Tip from the video: start with the default 8192 command and server settings, confirm everything works, then increase context incrementally.

Feature settings

In Feature Settings, enable Auto Compact. This trims older conversation context as the chat grows — important when working with local models that have finite context windows. Without it, long sessions can exceed the KV cache and fail silently or produce errors.

Part 4 — Demo: a local coding agent in action

With llama-server running and Cline configured, try a real task:

Open a project folder in VS Code/Cursor
In Cline, start a new task — e.g. “Create a Markdown blog post explaining self-attention”
Cline will plan first, then ask you to approve the plan
On approval, it reads and writes files locally — all inference goes to 127.0.0.1:8080, not to any cloud API

At the bottom of the Cline panel you should see your configured model name (e.g. the local Qwen Coder alias). That confirms Cline is hitting your llama.cpp server, not OpenAI.

Cline will also ask about auto-approve settings (file reads, MCP servers, etc.). Configure these to your comfort level — for learning, manual approval is safer.

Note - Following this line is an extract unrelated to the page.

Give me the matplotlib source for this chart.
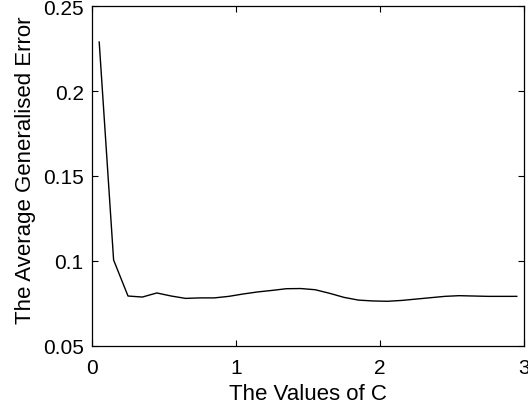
import matplotlib.pyplot as plt

plt.rcParams['font.family'] = ['Liberation Sans', 'DejaVu Sans']

# values of C and the mean generalisation error
c_values = [0.05, 0.15, 0.25, 0.35, 0.45, 0.55, 0.65, 0.75, 0.85, 0.95,
            1.05, 1.15, 1.25, 1.35, 1.45, 1.55, 1.65, 1.75, 1.85, 1.95,
            2.05, 2.15, 2.25, 2.35, 2.45, 2.55, 2.65, 2.75, 2.85, 2.95]
avg_error = [0.2288, 0.1006, 0.0794, 0.0788, 0.0812, 0.0794, 0.0780, 0.0783, 0.0783, 0.0792,
             0.0806, 0.0818, 0.0827, 0.0837, 0.0838, 0.0831, 0.0810, 0.0786, 0.0770, 0.0765,
             0.0763, 0.0768, 0.0776, 0.0784, 0.0792, 0.0796, 0.0794, 0.0792, 0.0792, 0.0792]

x_ticks = [0, 1, 2, 3]
y_ticks = [0.05, 0.1, 0.15, 0.2, 0.25]
y_tick_labels = ['0.05', '0.1', '0.15', '0.2', '0.25']

fig = plt.figure(figsize=(5.28, 4.14), dpi=100)
ax = fig.add_axes([92 / 528, 67 / 414, 432 / 528, 340 / 414])

ax.plot(c_values, avg_error, color='black', linewidth=1.0)

ax.set_xlim(0, 3)
ax.set_ylim(0.05, 0.25)
ax.set_xticks(x_ticks)
ax.set_xticklabels([str(t) for t in x_ticks])
ax.set_yticks(y_ticks)
ax.set_yticklabels(y_tick_labels)
ax.tick_params(direction='in', length=4, width=0.8, top=True, right=True,
               labelsize=15)
ax.tick_params(axis='y', pad=6)
ax.tick_params(axis='x', pad=9)
for s in ax.spines.values():
    s.set_linewidth(0.9)

ax.set_xlabel('The Values of C', fontsize=16)
ax.set_ylabel('The Average Generalised Error', fontsize=16)
# put the axis titles where the reference has them (MATLAB-like offsets)
ax.xaxis.set_label_coords(0.5, -0.108)
ax.yaxis.set_label_coords(-0.130, 0.519)

fig.savefig('out.png', dpi=100)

What “OpenAI-compatible” means

The OpenAI Chat Completions API is a de facto standard. Request shape:

POST /v1/chat/completions
{
  "model": "qwen2.5-coder",
  "messages": [
    {"role": "user", "content": "Write a hello world in Rust"}
  ]
}

Response shape: choices[0].message.content with the generated text.

Every major inference engine exposes this same surface:

Engine	Language	Typical deployment	This lesson
llama.cpp server	C/C++	Laptop, edge, single GPU	You are here
vLLM	Python	Multi-GPU datacenter, high throughput	Step 3 (coming)
TGI	Python/Rust	HuggingFace ecosystem, managed serving	Step 3 (coming)

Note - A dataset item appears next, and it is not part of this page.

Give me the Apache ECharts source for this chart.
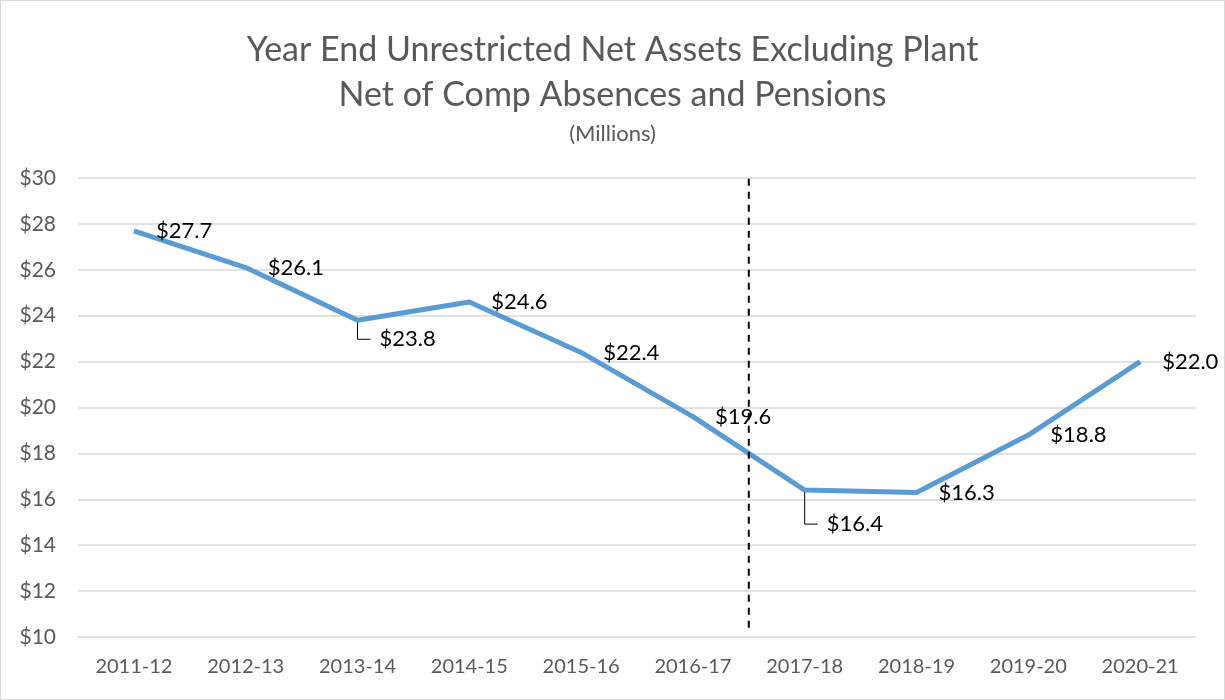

When you switch from llama.cpp on your Mac to vLLM on a cloud GPU, Cline does not change — only the Base URL changes. That is why learning the API contract now pays off immediately.

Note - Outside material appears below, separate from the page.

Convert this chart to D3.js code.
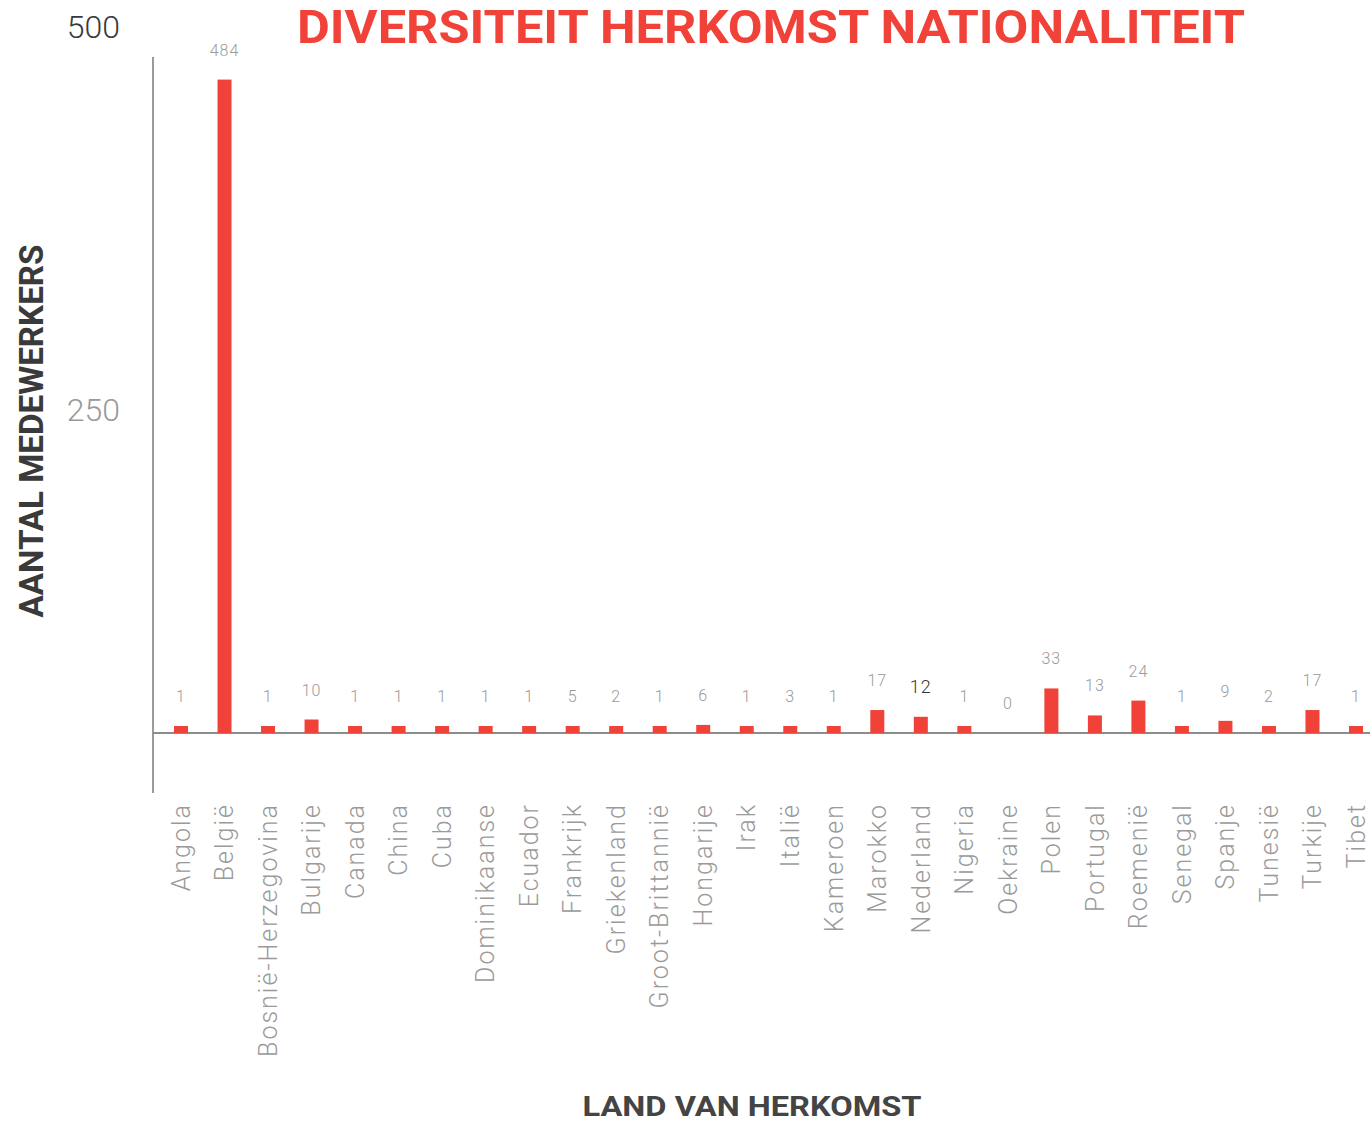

Step 3 context — what comes next

You have completed the first Step 3 lesson. Here is how it fits the full inference deep dive:

What this lesson covers	What the rest of Step 3 adds
One model (Qwen2.5 Coder 7B)	Many models via shared inference servers
llama.cpp on one machine	vLLM, TGI, llama.cpp server at scale
Q4_K_M quantization (GGUF)	GPTQ, AWQ, and when to use each format
Single user, single request	Batching and continuous batching
Local OpenAI-compatible API	Serving design, throughput vs. latency
Synchronous generation	Speculative decoding with draft models

The Step 3 roadmap covers all of this. Relevant office hours:

Unsloth and LLM efficiency — GPU kernel fusion (the optimization layer above raw math)
Benchmarking in AI — how to measure inference speed honestly
The three pillars of model development — inference as one pillar alongside data and training

Everything you understood in Step 2 — tokens, attention, KV cache, GGUF, mmap — is the foundation for understanding why these serving systems are designed the way they are.

Troubleshooting

Symptom	Likely cause	Fix
`llama-server: command not found`	Not on PATH after install	Reopen terminal; check `brew --prefix llama.cpp`
Server starts then OOM / crashes	Context too large for RAM	Reduce `-c` to 8192
Cline shows connection error	Server not running or wrong port	Confirm `curl http://127.0.0.1:8080/v1/models`
Slow first response	Model loading + compilation	Wait for “model loaded” in server logs
Garbled or empty output	Model ID mismatch	Copy exact name from `/v1/models` into Cline

Progress tracker

## My First Break AI Lesson 2a Progress

### Setup
- [ ] llama.cpp installed (`llama-server --version` works)
- [ ] Qwen2.5 Coder Q4_K_M server running on port 8080
- [ ] Cline installed in VS Code or Cursor
- [ ] API configured: OpenAI Compatible, base URL http://127.0.0.1:8080/v1
- [ ] Auto Compact enabled

### Verify
- [ ] `curl http://127.0.0.1:8080/v1/models` returns JSON
- [ ] Cline panel shows local model name at bottom
- [ ] Completed one coding task end-to-end (plan → approve → files written)

### Reflect
- [ ] Can explain the three-piece stack (GGUF → llama-server → Cline)
- [ ] Can explain why OpenAI-compatible APIs matter for Step 3
- [ ] Ready for deeper Step 3 topics: batching, vLLM, TGI

Bring checked items and blockers to office hours.